Blogs are Bad for Documentation

Most of this information lives scattered across blogs, mailing lists, books, and the IRC channel. None of these avenues make it easy for developers to learn how to do things the “one obvious way.” There is a lot of stale information floating around out there, some of which we are guilty of creating. We try to blog about how we write and deploy code at Lincoln Loop, but like everyone else out there, we’re utilizing new tools and techniques on a regular basis. Our posts become outdated, but still get lots of hits from users searching for answers. Blogs and mailing lists are great for getting the word out there, but they aren’t true documentation of our growing ecosystem. What’s really needed is a living document.

Sphinx is Good for Documentation

Thankfully, Eric Holscher and Brian Rosner’s Reusable App Docs project got the ball rolling on creating this documentation. It’s focused on giving Django developers a comprehensive manual for building reusable Django applications. Better yet, it is open source and can be generated into any number of formats using the amazing Sphinx documentation generator.

Scratching the Itch

Our team has grown recently and it was important to us that everyone here develop using the same technique and style. Our intranet pointed to Eric and Brian’s project, but quickly started expanding on it. Without realizing it, we created documentation on Django best practices and realized we shouldn’t keep it hidden. I spoke to Eric about forking the project and expanding upon it since our scope was outside of the original documentation he and Brian created. With his blessing we started django-best-practices at GitHub. We’ve started some brain dumps into the document already and hope to chip away at it over time.

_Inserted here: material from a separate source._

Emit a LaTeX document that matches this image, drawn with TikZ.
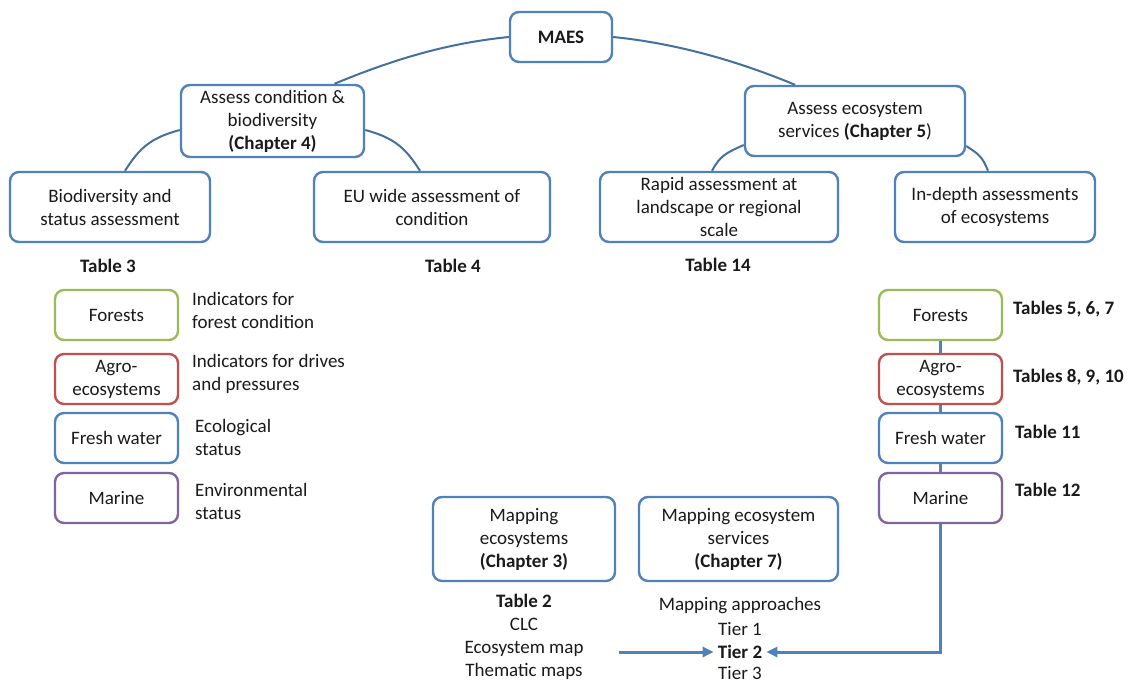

p(#the-goods). You can find a live copy of Django Best Practices at http://lincolnloop.com/django-best-practices/. We’ll still blog about new tips and tricks, but link those posts to the live document so people can always get up-to-date information. If you’re interested in following our progress, you can also follow the project feed.

Comments

  • April 9, 2009 at 3:47 p.m. #
    Nick commented:

    Great idea!

    Adding comments to Best Practices would be great. Or any other feedback mechanism (like one in django book or similar).

    Thank you

  • April 10, 2009 at 6:43 a.m. #
    Jiri Barton added:

    +1
    for Nick.

    How do you configure the Apache backend? I’d be very interested to know the bits with virtualenv.

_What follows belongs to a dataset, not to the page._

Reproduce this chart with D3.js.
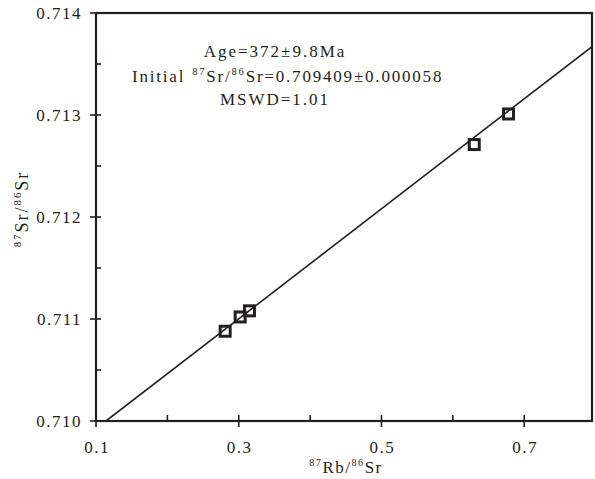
<!DOCTYPE html>
<html>
<head>
<meta charset="utf-8">
<script src="https://cdn.jsdelivr.net/npm/d3@7"></script>
<style>
  body { margin: 0; background: #fff; }
  text { font-family: "Liberation Serif", "Times New Roman", serif; fill: #231f20; }
</style>
</head>
<body>
<div id="chart"></div>
<script>
var width = 595
var height = 479

// samples
var rbSr = [0.281, 0.302, 0.315, 0.630, 0.678]
var srSr = [0.71088, 0.71102, 0.71108, 0.71271, 0.71301]

// isochron end points
var lineX = [0.114, 0.795]
var lineY = [0.710, 0.71367]

var xTicks = [0.1, 0.3, 0.5, 0.7]
var xMinor = [0.2, 0.4, 0.6]
var yTicks = [0.710, 0.711, 0.712, 0.713, 0.714]
var yMinor = [0.7105, 0.7115, 0.7125, 0.7135]

var plotL = 96, plotR = 592, plotT = 13, plotB = 421

var svg = d3.select("#chart")
    .append("svg")
    .attr("width", width)
    .attr("height", height)

var x = d3.scaleLinear().domain([0.1, 0.795]).range([plotL, plotR])
var y = d3.scaleLinear().domain([0.710, 0.714]).range([plotB, plotT])

var ink = "#231f20"

// isochron line
svg.append("defs").append("clipPath").attr("id", "clip")
    .append("rect").attr("x", plotL).attr("y", plotT)
    .attr("width", plotR - plotL).attr("height", plotB - plotT)

svg.append("line")
    .attr("clip-path", "url(#clip)")
    .attr("x1", x(lineX[0])).attr("y1", y(lineY[0]))
    .attr("x2", x(lineX[1])).attr("y2", y(lineY[1]))
    .attr("stroke", ink)
    .attr("stroke-width", 1.6)

// frame
svg.append("rect")
    .attr("x", plotL).attr("y", plotT)
    .attr("width", plotR - plotL).attr("height", plotB - plotT)
    .attr("fill", "none")
    .attr("stroke", ink)
    .attr("stroke-width", 2.2)

// x ticks
svg.selectAll(".xt").data(xTicks).enter().append("line")
    .attr("x1", function (d) { return x(d) }).attr("x2", function (d) { return x(d) })
    .attr("y1", plotB - 6).attr("y2", plotB + 6)
    .attr("stroke", ink).attr("stroke-width", 1.6)
svg.selectAll(".xm").data(xMinor).enter().append("line")
    .attr("x1", function (d) { return x(d) }).attr("x2", function (d) { return x(d) })
    .attr("y1", plotB - 6).attr("y2", plotB)
    .attr("stroke", ink).attr("stroke-width", 1.6)
svg.selectAll(".xl").data(xTicks).enter().append("text")
    .attr("x", function (d) { return x(d) + 1 })
    .attr("y", 453)
    .attr("text-anchor", "middle")
    .attr("font-size", 17)
    .attr("letter-spacing", 1.5)
    .text(function (d) { return d3.format(".1f")(d) })

// y ticks
svg.selectAll(".yt").data(yTicks).enter().append("line")
    .attr("y1", function (d) { return y(d) }).attr("y2", function (d) { return y(d) })
    .attr("x1", plotL - 6).attr("x2", plotL + 5)
    .attr("stroke", ink).attr("stroke-width", 1.6)
svg.selectAll(".ym").data(yMinor).enter().append("line")
    .attr("y1", function (d) { return y(d) }).attr("y2", function (d) { return y(d) })
    .attr("x1", plotL).attr("x2", plotL + 5)
    .attr("stroke", ink).attr("stroke-width", 1.6)
svg.selectAll(".yl").data(yTicks).enter().append("text")
    .attr("x", 82)
    .attr("y", function (d) { return y(d) + 6 })
    .attr("text-anchor", "end")
    .attr("font-size", 17)
    .attr("letter-spacing", 1.5)
    .text(function (d) { return d3.format(".3f")(d) })

// sample squares
svg.selectAll(".pt").data(rbSr).enter().append("rect")
    .attr("x", function (d) { return x(d) - 5 })
    .attr("y", function (d, i) { return y(srSr[i]) - 5 })
    .attr("width", 10).attr("height", 10)
    .attr("fill", "none")
    .attr("stroke", ink)
    .attr("stroke-width", 3)

// label like 87Rb/86Sr with raised mass numbers
function isoLabel(t, a, b, size) {
    var s = size * 0.6, up = size * 0.4
    t.append("tspan").attr("font-size", s).attr("dy", -up).text("87")
    t.append("tspan").attr("dy", up).text(a + "/")
    t.append("tspan").attr("font-size", s).attr("dy", -up).text("86")
    t.append("tspan").attr("dy", up).text(b)
}

// axis titles
var xl = svg.append("text")
    .attr("x", 346).attr("y", 473)
    .attr("text-anchor", "middle")
    .attr("font-size", 17)
    .attr("letter-spacing", 1.5)
isoLabel(xl, "Rb", "Sr", 17)

var yl = svg.append("text")
    .attr("transform", "translate(28,209) rotate(-90)")
    .attr("text-anchor", "middle")
    .attr("font-size", 18)
    .attr("letter-spacing", 2)
isoLabel(yl, "Sr", "Sr", 18)

// annotation
svg.append("text")
    .attr("x", 275).attr("y", 57)
    .attr("text-anchor", "middle")
    .attr("font-size", 17)
    .attr("letter-spacing", 2)
    .text("Age=372±9.8Ma")

var ini = svg.append("text")
    .attr("x", 132).attr("y", 82)
    .attr("font-size", 17)
    .attr("letter-spacing", 1.8)
ini.append("tspan").text("Initial")
ini.append("tspan").attr("dx", 7).attr("font-size", 10.5).attr("dy", -7).text("87")
ini.append("tspan").attr("dy", 7).text("Sr/")
ini.append("tspan").attr("font-size", 10.5).attr("dy", -7).text("86")
ini.append("tspan").attr("dy", 7).text("Sr=0.709409±0.000058")

svg.append("text")
    .attr("x", 275).attr("y", 105)
    .attr("text-anchor", "middle")
    .attr("font-size", 17)
    .attr("letter-spacing", 2)
    .text("MSWD=1.01")
</script>
</body>
</html>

    I can’t see any PROJECT/apps directory – the one the Reusable App Docs project uses. Does it mean you actually install all your project applications? By project applications I mean all the applications specific to your project, and by installing I mean installing into the virtualenv.

    Thank you

  • April 11, 2009 at 12:50 a.m. #
    rates responded:

    Yes, Django has really great design philosophy that saves a lot of time.

  • April 13, 2009 at 12:48 p.m. #
    Peter Baumgartner chimed in with:

    Thanks for the feedback all. Comments are now enabled via Disqus.